Restate the data below word for word. Skip any images it contains.
==== Provided material ====
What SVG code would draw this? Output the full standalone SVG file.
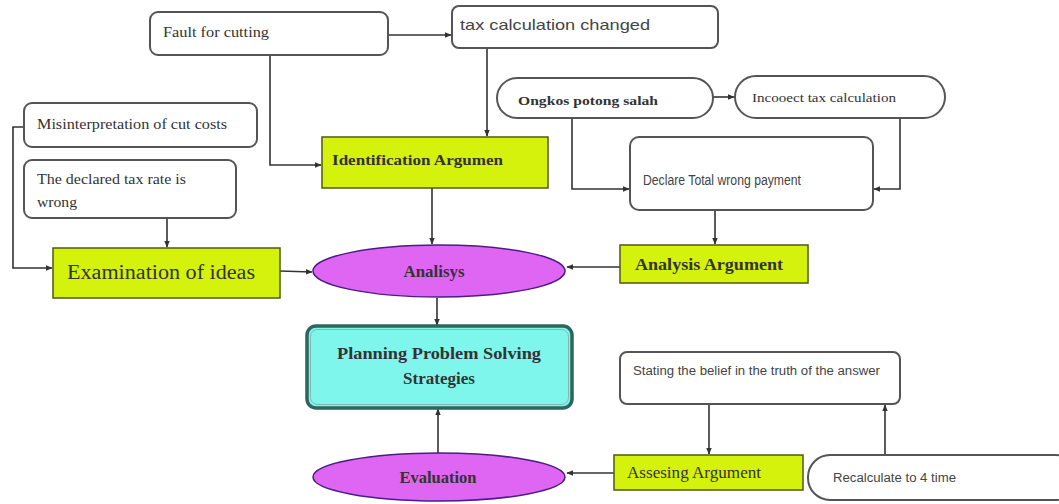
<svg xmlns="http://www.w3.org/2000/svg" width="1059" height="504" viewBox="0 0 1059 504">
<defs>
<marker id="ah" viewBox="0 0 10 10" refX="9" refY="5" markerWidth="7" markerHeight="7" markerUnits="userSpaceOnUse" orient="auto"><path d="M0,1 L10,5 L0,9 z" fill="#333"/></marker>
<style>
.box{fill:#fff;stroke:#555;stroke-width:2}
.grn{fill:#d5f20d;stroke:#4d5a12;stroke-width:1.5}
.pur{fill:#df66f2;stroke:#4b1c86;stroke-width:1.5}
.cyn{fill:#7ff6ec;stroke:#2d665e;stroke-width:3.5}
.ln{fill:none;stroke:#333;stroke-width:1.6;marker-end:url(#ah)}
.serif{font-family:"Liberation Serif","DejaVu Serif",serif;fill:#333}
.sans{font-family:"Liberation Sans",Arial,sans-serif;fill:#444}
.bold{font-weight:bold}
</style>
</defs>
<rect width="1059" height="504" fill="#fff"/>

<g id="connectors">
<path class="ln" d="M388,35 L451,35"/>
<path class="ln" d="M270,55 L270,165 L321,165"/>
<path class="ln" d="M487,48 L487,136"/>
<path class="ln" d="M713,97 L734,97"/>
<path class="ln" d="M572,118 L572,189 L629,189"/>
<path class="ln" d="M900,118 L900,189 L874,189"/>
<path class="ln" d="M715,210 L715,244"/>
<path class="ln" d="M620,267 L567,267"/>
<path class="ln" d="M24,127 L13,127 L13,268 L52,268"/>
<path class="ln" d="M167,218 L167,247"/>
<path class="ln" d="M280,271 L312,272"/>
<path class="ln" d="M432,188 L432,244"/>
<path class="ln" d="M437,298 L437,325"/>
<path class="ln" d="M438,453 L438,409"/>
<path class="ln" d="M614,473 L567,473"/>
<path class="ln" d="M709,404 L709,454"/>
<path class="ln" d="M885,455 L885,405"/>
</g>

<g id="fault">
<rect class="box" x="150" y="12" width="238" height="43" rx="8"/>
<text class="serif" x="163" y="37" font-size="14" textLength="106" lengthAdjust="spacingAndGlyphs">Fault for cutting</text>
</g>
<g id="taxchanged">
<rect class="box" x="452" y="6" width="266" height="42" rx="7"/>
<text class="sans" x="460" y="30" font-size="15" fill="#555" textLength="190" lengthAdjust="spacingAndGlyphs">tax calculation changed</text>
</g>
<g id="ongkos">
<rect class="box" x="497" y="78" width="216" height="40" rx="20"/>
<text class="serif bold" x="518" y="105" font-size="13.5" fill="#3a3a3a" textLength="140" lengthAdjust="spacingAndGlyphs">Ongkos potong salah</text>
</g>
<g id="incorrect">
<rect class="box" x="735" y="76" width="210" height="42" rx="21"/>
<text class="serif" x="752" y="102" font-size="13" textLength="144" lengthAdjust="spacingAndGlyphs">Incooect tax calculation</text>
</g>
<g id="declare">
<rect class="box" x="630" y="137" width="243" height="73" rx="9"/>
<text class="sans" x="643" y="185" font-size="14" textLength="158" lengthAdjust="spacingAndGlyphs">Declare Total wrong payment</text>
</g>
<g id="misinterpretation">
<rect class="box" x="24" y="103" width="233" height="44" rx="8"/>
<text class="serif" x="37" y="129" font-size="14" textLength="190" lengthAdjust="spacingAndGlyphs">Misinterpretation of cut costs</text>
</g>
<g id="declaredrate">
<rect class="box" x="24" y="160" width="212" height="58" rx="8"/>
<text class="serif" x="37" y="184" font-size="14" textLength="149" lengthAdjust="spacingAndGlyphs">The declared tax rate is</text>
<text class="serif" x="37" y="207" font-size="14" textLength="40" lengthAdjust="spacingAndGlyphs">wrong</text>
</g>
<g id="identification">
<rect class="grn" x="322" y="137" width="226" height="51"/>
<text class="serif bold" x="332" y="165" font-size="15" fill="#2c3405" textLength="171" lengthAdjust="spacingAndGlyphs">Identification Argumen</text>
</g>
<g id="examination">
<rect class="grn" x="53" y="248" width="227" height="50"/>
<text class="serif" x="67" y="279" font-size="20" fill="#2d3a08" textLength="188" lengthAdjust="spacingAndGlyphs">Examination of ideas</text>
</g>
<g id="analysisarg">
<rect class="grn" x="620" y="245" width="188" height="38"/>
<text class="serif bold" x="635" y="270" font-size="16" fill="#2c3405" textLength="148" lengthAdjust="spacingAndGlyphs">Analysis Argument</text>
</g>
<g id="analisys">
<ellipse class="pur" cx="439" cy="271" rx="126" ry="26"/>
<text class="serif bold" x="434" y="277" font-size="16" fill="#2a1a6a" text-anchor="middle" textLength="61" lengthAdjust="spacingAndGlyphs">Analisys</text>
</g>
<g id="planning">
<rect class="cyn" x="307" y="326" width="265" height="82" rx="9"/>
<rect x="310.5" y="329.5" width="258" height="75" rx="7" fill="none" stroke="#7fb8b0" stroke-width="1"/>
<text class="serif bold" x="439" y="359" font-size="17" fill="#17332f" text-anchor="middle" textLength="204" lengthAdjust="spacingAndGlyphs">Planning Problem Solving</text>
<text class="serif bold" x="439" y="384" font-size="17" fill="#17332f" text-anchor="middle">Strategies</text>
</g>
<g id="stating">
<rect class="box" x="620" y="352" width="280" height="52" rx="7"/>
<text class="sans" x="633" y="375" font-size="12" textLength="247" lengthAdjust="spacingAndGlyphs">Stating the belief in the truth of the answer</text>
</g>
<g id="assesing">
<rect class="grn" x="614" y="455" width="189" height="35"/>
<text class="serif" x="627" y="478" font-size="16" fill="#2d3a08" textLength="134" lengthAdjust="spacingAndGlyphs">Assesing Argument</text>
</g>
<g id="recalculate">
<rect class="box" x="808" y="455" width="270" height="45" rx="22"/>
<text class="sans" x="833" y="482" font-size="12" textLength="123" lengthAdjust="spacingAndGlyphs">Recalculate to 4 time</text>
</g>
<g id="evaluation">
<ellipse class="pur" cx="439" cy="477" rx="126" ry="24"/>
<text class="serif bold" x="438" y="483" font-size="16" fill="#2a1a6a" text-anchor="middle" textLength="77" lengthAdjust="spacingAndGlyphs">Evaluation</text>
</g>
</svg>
====
▸ **Solution**:
What SVG code would draw this? Output the full standalone SVG file.
<svg xmlns="http://www.w3.org/2000/svg" width="1059" height="504" viewBox="0 0 1059 504">
<defs>
<marker id="ah" viewBox="0 0 10 10" refX="9" refY="5" markerWidth="7" markerHeight="7" markerUnits="userSpaceOnUse" orient="auto"><path d="M0,1 L10,5 L0,9 z" fill="#333"/></marker>
<style>
.box{fill:#fff;stroke:#555;stroke-width:2}
.grn{fill:#d5f20d;stroke:#4d5a12;stroke-width:1.5}
.pur{fill:#df66f2;stroke:#4b1c86;stroke-width:1.5}
.cyn{fill:#7ff6ec;stroke:#2d665e;stroke-width:3.5}
.ln{fill:none;stroke:#333;stroke-width:1.6;marker-end:url(#ah)}
.serif{font-family:"Liberation Serif","DejaVu Serif",serif;fill:#333}
.sans{font-family:"Liberation Sans",Arial,sans-serif;fill:#444}
.bold{font-weight:bold}
</style>
</defs>
<rect width="1059" height="504" fill="#fff"/>

<g id="connectors">
<path class="ln" d="M388,35 L451,35"/>
<path class="ln" d="M270,55 L270,165 L321,165"/>
<path class="ln" d="M487,48 L487,136"/>
<path class="ln" d="M713,97 L734,97"/>
<path class="ln" d="M572,118 L572,189 L629,189"/>
<path class="ln" d="M900,118 L900,189 L874,189"/>
<path class="ln" d="M715,210 L715,244"/>
<path class="ln" d="M620,267 L567,267"/>
<path class="ln" d="M24,127 L13,127 L13,268 L52,268"/>
<path class="ln" d="M167,218 L167,247"/>
<path class="ln" d="M280,271 L312,272"/>
<path class="ln" d="M432,188 L432,244"/>
<path class="ln" d="M437,298 L437,325"/>
<path class="ln" d="M438,453 L438,409"/>
<path class="ln" d="M614,473 L567,473"/>
<path class="ln" d="M709,404 L709,454"/>
<path class="ln" d="M885,455 L885,405"/>
</g>

<g id="fault">
<rect class="box" x="150" y="12" width="238" height="43" rx="8"/>
<text class="serif" x="163" y="37" font-size="14" textLength="106" lengthAdjust="spacingAndGlyphs">Fault for cutting</text>
</g>
<g id="taxchanged">
<rect class="box" x="452" y="6" width="266" height="42" rx="7"/>
<text class="sans" x="460" y="30" font-size="15" fill="#555" textLength="190" lengthAdjust="spacingAndGlyphs">tax calculation changed</text>
</g>
<g id="ongkos">
<rect class="box" x="497" y="78" width="216" height="40" rx="20"/>
<text class="serif bold" x="518" y="105" font-size="13.5" fill="#3a3a3a" textLength="140" lengthAdjust="spacingAndGlyphs">Ongkos potong salah</text>
</g>
<g id="incorrect">
<rect class="box" x="735" y="76" width="210" height="42" rx="21"/>
<text class="serif" x="752" y="102" font-size="13" textLength="144" lengthAdjust="spacingAndGlyphs">Incooect tax calculation</text>
</g>
<g id="declare">
<rect class="box" x="630" y="137" width="243" height="73" rx="9"/>
<text class="sans" x="643" y="185" font-size="14" textLength="158" lengthAdjust="spacingAndGlyphs">Declare Total wrong payment</text>
</g>
<g id="misinterpretation">
<rect class="box" x="24" y="103" width="233" height="44" rx="8"/>
<text class="serif" x="37" y="129" font-size="14" textLength="190" lengthAdjust="spacingAndGlyphs">Misinterpretation of cut costs</text>
</g>
<g id="declaredrate">
<rect class="box" x="24" y="160" width="212" height="58" rx="8"/>
<text class="serif" x="37" y="184" font-size="14" textLength="149" lengthAdjust="spacingAndGlyphs">The declared tax rate is</text>
<text class="serif" x="37" y="207" font-size="14" textLength="40" lengthAdjust="spacingAndGlyphs">wrong</text>
</g>
<g id="identification">
<rect class="grn" x="322" y="137" width="226" height="51"/>
<text class="serif bold" x="332" y="165" font-size="15" fill="#2c3405" textLength="171" lengthAdjust="spacingAndGlyphs">Identification Argumen</text>
</g>
<g id="examination">
<rect class="grn" x="53" y="248" width="227" height="50"/>
<text class="serif" x="67" y="279" font-size="20" fill="#2d3a08" textLength="188" lengthAdjust="spacingAndGlyphs">Examination of ideas</text>
</g>
<g id="analysisarg">
<rect class="grn" x="620" y="245" width="188" height="38"/>
<text class="serif bold" x="635" y="270" font-size="16" fill="#2c3405" textLength="148" lengthAdjust="spacingAndGlyphs">Analysis Argument</text>
</g>
<g id="analisys">
<ellipse class="pur" cx="439" cy="271" rx="126" ry="26"/>
<text class="serif bold" x="434" y="277" font-size="16" fill="#2a1a6a" text-anchor="middle" textLength="61" lengthAdjust="spacingAndGlyphs">Analisys</text>
</g>
<g id="planning">
<rect class="cyn" x="307" y="326" width="265" height="82" rx="9"/>
<rect x="310.5" y="329.5" width="258" height="75" rx="7" fill="none" stroke="#7fb8b0" stroke-width="1"/>
<text class="serif bold" x="439" y="359" font-size="17" fill="#17332f" text-anchor="middle" textLength="204" lengthAdjust="spacingAndGlyphs">Planning Problem Solving</text>
<text class="serif bold" x="439" y="384" font-size="17" fill="#17332f" text-anchor="middle">Strategies</text>
</g>
<g id="stating">
<rect class="box" x="620" y="352" width="280" height="52" rx="7"/>
<text class="sans" x="633" y="375" font-size="12" textLength="247" lengthAdjust="spacingAndGlyphs">Stating the belief in the truth of the answer</text>
</g>
<g id="assesing">
<rect class="grn" x="614" y="455" width="189" height="35"/>
<text class="serif" x="627" y="478" font-size="16" fill="#2d3a08" textLength="134" lengthAdjust="spacingAndGlyphs">Assesing Argument</text>
</g>
<g id="recalculate">
<rect class="box" x="808" y="455" width="270" height="45" rx="22"/>
<text class="sans" x="833" y="482" font-size="12" textLength="123" lengthAdjust="spacingAndGlyphs">Recalculate to 4 time</text>
</g>
<g id="evaluation">
<ellipse class="pur" cx="439" cy="477" rx="126" ry="24"/>
<text class="serif bold" x="438" y="483" font-size="16" fill="#2a1a6a" text-anchor="middle" textLength="77" lengthAdjust="spacingAndGlyphs">Evaluation</text>
</g>
</svg>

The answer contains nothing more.